# Made it!



## travelling-man (Jun 17, 2011)

After 30 hours travelling we made it to Lisbon and are now in the Holiday Inn for the night.

Tomorrow, we pick up the hire car and drive to the central zone to begin house hunting..... the best part of the journey was getting to meet my new Grandaughter in London during the layover. 

I guess a new adventure awaits us tomorrow! :clap2:


----------



## Coaster19 (Aug 11, 2011)

travelling-man said:


> After 30 hours travelling we made it to Lisbon and are now in the Holiday Inn for the night.
> 
> Tomorrow, we pick up the hire car and drive to the central zone to begin house hunting..... the best part of the journey was getting to meet my new Grandaughter in London during the layover.
> 
> I guess a new adventure awaits us tomorrow! :clap2:


buying or renting?


----------



## travelling-man (Jun 17, 2011)

Renting for 3 months whilst we house hunt and we hope to have bought by the time the lease expires and our furniture and my old Jeep arrive.

We have something like 100 houses lined up to view...... and everything from ruins to fully restored. - We're really looking for a smallish place, preferably with a river or stream and definitely no near neighbours.


----------



## canoeman (Mar 3, 2011)

Best of luck, no dampers but 3 months isn't really a realistic timescale unless the house you find is ready to move into.
Ruin or a large renovation your looking more at 2 years as a realistic timescale. 

"and definitely no near neighbours." don't forget your mobile to check 3G signal for internet or better yet get a Dongle for your laptop so you can check speed/connection at property


----------



## siobhanwf (Mar 20, 2009)

Hope you at least got a good night's sleep.
Have sent you a PM 

Safe journey today and remember which side of the road to drive on !


----------



## afrique (Feb 4, 2009)

What a wonderful feeling to finally be here. Enjoy your search, I am sure you will find what you are looking for and while you are looking, Super Bock is much nicer than Castle! If you are in the Porto area any time give me a shout.


(Don't suppose you happened to bring my new Grandaughter with you from Joburg did you? I loved meeting her, you were right it is a special feeling, but I hate being so far away.)


----------



## Coaster19 (Aug 11, 2011)

Will be in Portugal from UK next monday cant wait ! need to sort villa out for letting


----------



## siobhanwf (Mar 20, 2009)

Coaster19 said:


> Will be in Portugal from UK next monday cant wait ! need to sort villa out for letting



Hi Coaster Just a reminder.... 
Please remember that you may not use this forum to advertise your rental.
It is against forum rules.


----------



## travelling-man (Jun 17, 2011)

Our cottage is small but perfect and very quiet and we've already begun to explore the area..... house hunting begins on Monday.

Siobhan,

I tried to call you today but no luck..... I'll try again tomorrow.


----------



## canoeman (Mar 3, 2011)

Find time in your house hunting to get your Fiscal Numbers, there a very important basic requirement for lots of things, you'll need to visit Financas office of the Camra area your staying in with Passports and temporary address.


----------



## travelling-man (Jun 17, 2011)

Thanks..... We got our Fiscal numbers yesterday. I was expectiing African standards and was pleasantly surprised to find empty, sweet smelling and clean offices with helpful staff who despite not speaking English, gave us what we needed in less than 15 minutes. 

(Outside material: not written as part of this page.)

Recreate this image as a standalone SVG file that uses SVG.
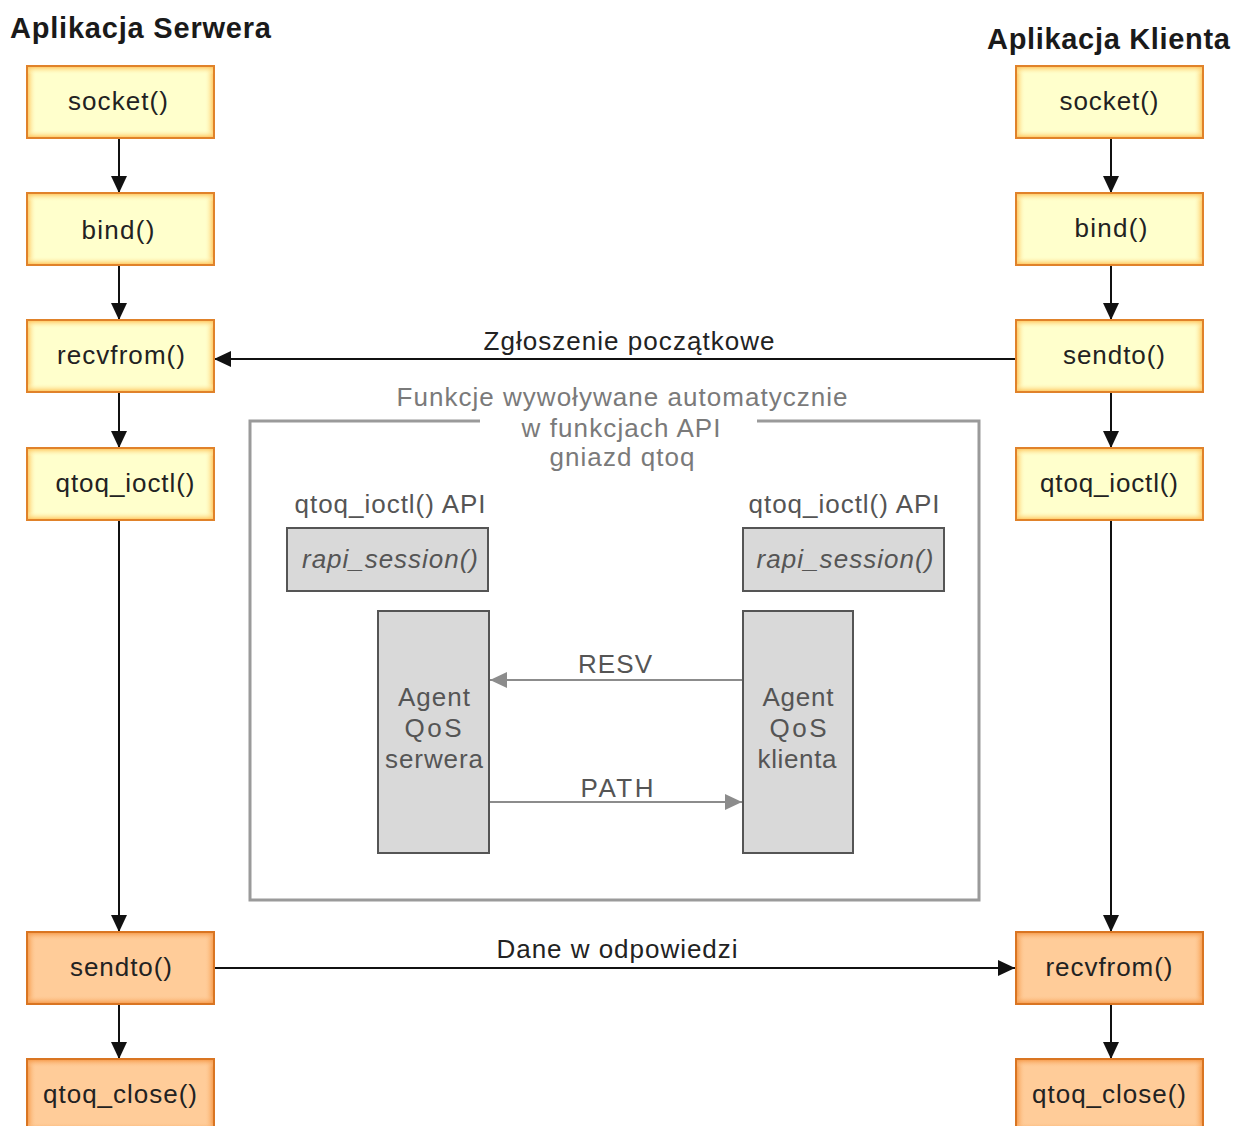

In Africa, it would have taken me about 8 visits and weeks if not months of my time!


----------



## canoeman (Mar 3, 2011)

great that's how it should be


----------



## travelling-man (Jun 17, 2011)

I still have several hurdles to get over such as firearms and car import/registration but if the fiscal number experience is anything to go by, it shouldn't be too difficult.

I have to say, I'm very pleasantly surprised at how friendly and helpful the locals are...... even to two johnny foreigners who don't speak their language!


----------



## canoeman (Mar 3, 2011)

Try Registering your Residence here with the right Camra should be like Fiscal No with the wrong one! Health Service the same, do you have a UK EHIC card?


----------



## travelling-man (Jun 17, 2011)

We couldn't get the EHIC card from Africa so have to get it now we're here.... it's in the pipeline though


----------



## canoeman (Mar 3, 2011)

To be entitled your supposed to be a UK Resident which is a bit different to being a UK National or paying UK tax or NI.
With your classic due shortly, I would think Registering Residence is your primary importance as the import depends on being a Resident and as it is a personal import, matriculation must be started within 20 days of landing.


----------



## travelling-man (Jun 17, 2011)

*!*



canoeman said:


> To be entitled your supposed to be a UK Resident which is a bit different to being a UK National or paying UK tax or NI.
> With your classic due shortly, I would think Registering Residence is your primary importance as the import depends on being a Resident and as it is a personal import, matriculation must be started within 20 days of landing.


Car & furniture doesn't arrive until mid December so we have a bit of time...... hope to get on it in the next 2 weeks or so with a bit of luck!

Thanks for the tip though


----------